If an English-language learner is moving into young adulthood and is short of a lot of credits to graduate from high school, he or she may decide to attend schools operated by the Office of Multiple Pathways to Graduation run by the New York City Department of Education, which aims to reach students at risk of dropping out.
Advocates for Children of New York, a local nonprofit organization, put out a policy brief this week that contends many of those alternative schools are violating state law because they aren’t offering the minimum of services required for ELLs. The policy brief says, for instance, that 59 percent of the city’s 22 full-time evening programs for students who have been in high school for four years and are older than 17 1/2 don’t provide language services to ELLs that are required by state law.

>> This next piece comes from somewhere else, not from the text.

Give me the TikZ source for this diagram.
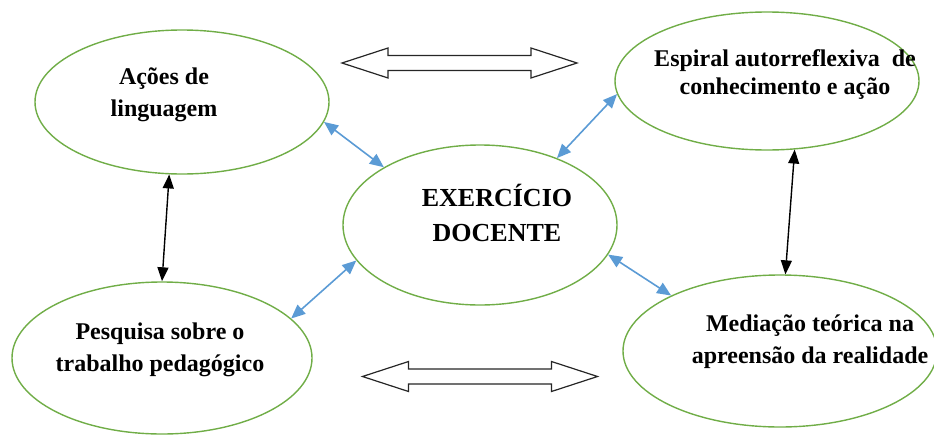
\documentclass[tikz,border=0pt]{standalone}
\usepackage{fontspec}
\setmainfont{Liberation Serif}
\usetikzlibrary{shapes.geometric,arrows.meta}
\definecolor{ellgreen}{HTML}{70AD47}
\definecolor{arrblue}{HTML}{5B9BD5}
\tikzset{
  ell/.style={draw=ellgreen, line width=1.4pt, ellipse, inner sep=0pt},
  lbl/.style={inner sep=0pt, align=center, font=\bfseries\fontsize{24}{32}\selectfont},
  bluelink/.style={draw=arrblue, line width=1.6pt, {Triangle[length=14pt,width=12pt]}-{Triangle[length=14pt,width=12pt]}},
  blacklink/.style={draw=black, line width=1.4pt, {Triangle[length=14pt,width=11pt]}-{Triangle[length=14pt,width=11pt]}},
  hollowarrow/.pic={
    \draw[line width=1.2pt, fill=white, line join=miter, draw=black!85]
      (-117.5,0) -- (-71.5,15) -- (-71.5,7.5) -- (71.5,7.5) -- (71.5,15) -- (117.5,0)
      -- (71.5,-15) -- (71.5,-7.5) -- (-71.5,-7.5) -- (-71.5,-15) -- cycle;
  }
}
\begin{document}
\begin{tikzpicture}[x=1pt,y=-1pt]
\useasboundingbox (0,0) rectangle (934,434);
% ellipses
\node[ell, minimum width=294pt, minimum height=144pt] (tl) at (182,102) {};
\node[ell, minimum width=304pt, minimum height=138pt] (tr) at (767,81) {};
\node[ell, minimum width=274pt, minimum height=160pt] (c) at (480,225) {};
\node[ell, minimum width=300pt, minimum height=152pt] (bl) at (162,358) {};
\node[ell, minimum width=314pt, minimum height=152pt] (br) at (780,351) {};
% labels
\node[lbl] (tlt) at (164,95) {Ações de\\linguagem};
\node[lbl, font=\bfseries\fontsize{24}{28}\selectfont] (trt) at (785,75) {Espiral autorreflexiva~ de\\conhecimento e ação};
\node[lbl, font=\bfseries\fontsize{26}{35}\selectfont] (ct) at (497,213) {EXERCÍCIO\\DOCENTE};
\node[lbl] (blt) at (160,350) {Pesquisa sobre o\\trabalho pedagógico};
\node[lbl] (brt) at (810,342) {Mediação teórica na\\apreensão da realidade};
% blue links
\draw[bluelink] (tl.-8) -- (c.149);
\draw[bluelink] (tr.185) -- (c.41);
\draw[bluelink] (bl.17.5) -- (c.196);
\draw[bluelink] (br.153) -- (c.-13);
% black links
\draw[blacklink] (tl.260.7) -- (bl.90.8);
\draw[blacklink] (tr.-68) -- (br.86);
% hollow arrows
\pic at (459.5,63) {hollowarrow};
\pic at (480,376.5) {hollowarrow};
\end{tikzpicture}
\end{document}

The policy paper notes that during the 2005-2006 school year, the four-year graduation rate for ELL high school students in New York City was 26.2 percent. It says that 30 percent of ELLs in the class of 2006 dropped out. Practically any educator, I think, would call that graduation rate for ELLs pitiful.

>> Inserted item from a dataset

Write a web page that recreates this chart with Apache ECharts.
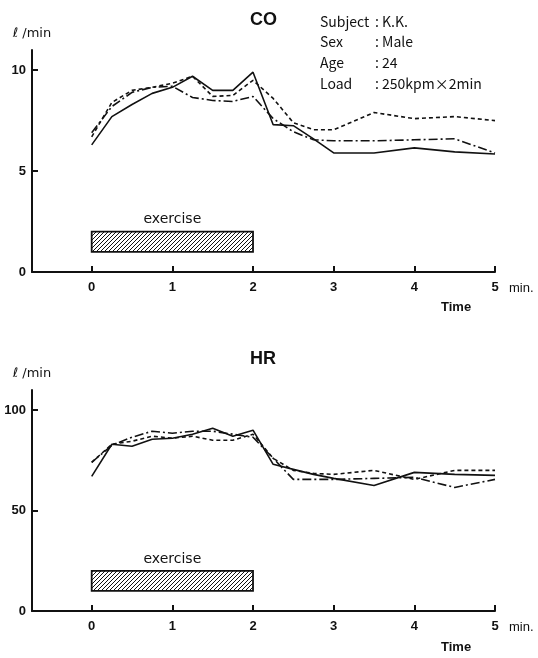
<!DOCTYPE html>
<html>
<head>
<meta charset="utf-8">
<script src="https://cdn.jsdelivr.net/npm/echarts@6.0.0/dist/echarts.min.js"></script>
<style>
  html, body { margin: 0; padding: 0; background: #fff; }
  #main { width: 538px; height: 658px; }
</style>
</head>
<body>
<div id="main"></div>
<script>
// sample times (min) shared by all curves
var times = [0, 0.25, 0.5, 0.75, 1, 1.25, 1.5, 1.75, 2, 2.25, 2.5, 2.75, 3, 3.5, 4, 4.5, 5];

// CO, l/min
var coSolid   = [6.3, 7.7, 8.3, 8.85, 9.15, 9.7, 9.0, 9.0, 9.9, 7.3, 7.25, 6.6, 5.9, 5.9, 6.15, 5.95, 5.85];
var coDashed  = [6.7, 8.4, 9.0, 9.15, 9.35, 9.7, 8.7, 8.75, 9.5, 8.6, 7.4, 7.05, 7.05, 7.9, 7.6, 7.7, 7.5];
var coDashDot = [6.9, 8.2, 8.9, 9.15, 9.2, 8.65, 8.5, 8.45, 8.7, 7.6, 6.95, 6.55, 6.5, 6.5, 6.55, 6.6, 5.9];

// HR
var hrSolid   = [67, 83, 82, 85.5, 86, 88, 91, 87, 90, 73, 70.5, 68, 66, 62.5, 69, 68, 67.5];
var hrDashed  = [74, 83, 84.5, 87, 86, 87, 85, 85, 88, 76, 70, 68.5, 68, 70, 65.5, 70, 70];
var hrDashDot = [74, 82.5, 86.5, 89.5, 88.5, 89.5, 89.5, 88, 86.5, 76, 65.5, 65.5, 65.5, 66, 66.5, 61.5, 65.5];

var xTicks = [0, 1, 2, 3, 4, 5];
var coTicks = [0, 5, 10];
var hrTicks = [0, 50, 100];

var exercise = [0, 2];   // min
var coBox = [1, 2];
var hrBox = [10, 20];

function pairs(ys) {
    return times.map(function (t, i) { return [t, ys[i]]; });
}

// diagonal hatch for the exercise bar
var hatch = document.createElement('canvas');
hatch.width = 4; hatch.height = 4;
var hc = hatch.getContext('2d');
hc.strokeStyle = '#111';
hc.lineWidth = 1;
hc.beginPath();
hc.moveTo(0, 4); hc.lineTo(4, 0);
hc.moveTo(-1, 1); hc.lineTo(1, -1);
hc.moveTo(3, 5); hc.lineTo(5, 3);
hc.stroke();

var tickFont = { color: '#111', fontFamily: 'Liberation Sans Narrow, Liberation Sans, sans-serif', fontWeight: 'bold', fontSize: 13 };
var infoFont = 'Noto Sans CJK JP, sans-serif';

function xAxis(idx) {
    return {
        type: 'value', gridIndex: idx, min: -0.74, max: 5,
        name: 'min.', nameLocation: 'end', nameGap: 14,
        nameTextStyle: { color: '#111', fontFamily: 'Liberation Sans, sans-serif', fontSize: 13, verticalAlign: 'top', padding: [10, 0, 0, 0] },
        axisLine: { onZero: false, lineStyle: { color: '#111', width: 2 } },
        axisTick: { inside: true, length: 6, lineStyle: { color: '#111', width: 2 }, customValues: xTicks },
        axisLabel: Object.assign({ margin: 9, customValues: xTicks }, tickFont),
        splitLine: { show: false }
    };
}
function yAxis(idx, max, ticks) {
    return {
        type: 'value', gridIndex: idx, min: 0, max: max,
        name: 'ℓ /min', nameLocation: 'end', nameGap: 10,
        nameTextStyle: { color: '#111', fontFamily: 'DejaVu Sans, sans-serif', fontSize: 13 },
        axisLine: { show: true, onZero: false, lineStyle: { color: '#111', width: 2 } },
        axisTick: { show: true, inside: true, length: 6, lineStyle: { color: '#111', width: 2 }, customValues: ticks },
        axisLabel: Object.assign({ margin: 6, customValues: ticks }, tickFont),
        splitLine: { show: false }
    };
}
function line(data, type, idx, box) {
    var s = {
        type: 'line', xAxisIndex: idx, yAxisIndex: idx, data: pairs(data),
        showSymbol: false, silent: true,
        lineStyle: { color: '#111', width: 1.6, type: type }
    };
    if (box) {
        s.markArea = {
            silent: true,
            itemStyle: { color: { image: hatch, repeat: 'repeat' }, borderColor: '#111', borderWidth: 1.8 },
            label: { show: true, position: 'top', distance: 4, formatter: 'exercise', color: '#111',
                     fontFamily: 'DejaVu Sans, sans-serif', fontSize: 14 },
            data: [[{ coord: [exercise[0], box[0]] }, { coord: [exercise[1], box[1]] }]]
        };
    }
    return s;
}

var myChart = echarts.init(document.getElementById('main'));
var option = {
    animation: false,
    backgroundColor: '#fff',
    title: [
        { text: 'CO', left: 245, top: 6, textStyle: { fontFamily: 'Liberation Sans, sans-serif', fontSize: 18, fontWeight: 'bold', color: '#111' } },
        { text: 'HR', left: 245, top: 345, textStyle: { fontFamily: 'Liberation Sans, sans-serif', fontSize: 18, fontWeight: 'bold', color: '#111' } }
    ],
    grid: [
        { left: 32, top: 50, width: 463, height: 222, outerBoundsMode: 'none' },
        { left: 32, top: 390, width: 463, height: 221, outerBoundsMode: 'none' }
    ],
    xAxis: [xAxis(0), xAxis(1)],
    yAxis: [yAxis(0, 11, coTicks), yAxis(1, 110, hrTicks)],
    series: [
        line(coSolid, 'solid', 0, coBox),
        line(coDashed, [4, 3], 0),
        line(coDashDot, [9, 3, 2, 3], 0),
        line(hrSolid, 'solid', 1, hrBox),
        line(hrDashed, [4, 3], 1),
        line(hrDashDot, [9, 3, 2, 3], 1)
    ],
    graphic: [
        { type: 'text', left: 320, top: 11, style: { text: 'Subject\nSex\nAge\nLoad', lineHeight: 20.7, font: '14px ' + infoFont, fill: '#111' } },
        { type: 'text', left: 375, top: 11, style: { text: ': K.K.\n: Male\n: 24\n: 250kpm×2min', lineHeight: 20.7, font: '14px ' + infoFont, fill: '#111' } },
        { type: 'text', left: 441, top: 301, style: { text: 'Time', font: 'bold 13px Liberation Sans, sans-serif', fill: '#111' } },
        { type: 'text', left: 441, top: 641, style: { text: 'Time', font: 'bold 13px Liberation Sans, sans-serif', fill: '#111' } }
    ]
};
myChart.setOption(option);
</script>
</body>
</html>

I was struck by how the demographics for ELLs in New York City differ from those of ELLs in Los Angeles. Over half of New York City’s 139,800 ELLs were born outside of the United States, according to the policy brief. Officials from the Los Angeles Unified School District recently told me that only 22 percent of ELLs in their school system were born outside of the United States.
So when comparing student achievement statistics among school districts, it’s important to remember that, on average, the academic preparation and exposure to English for ELLs can differ greatly between school districts—even between large urban school districts like New York City and Los Angeles.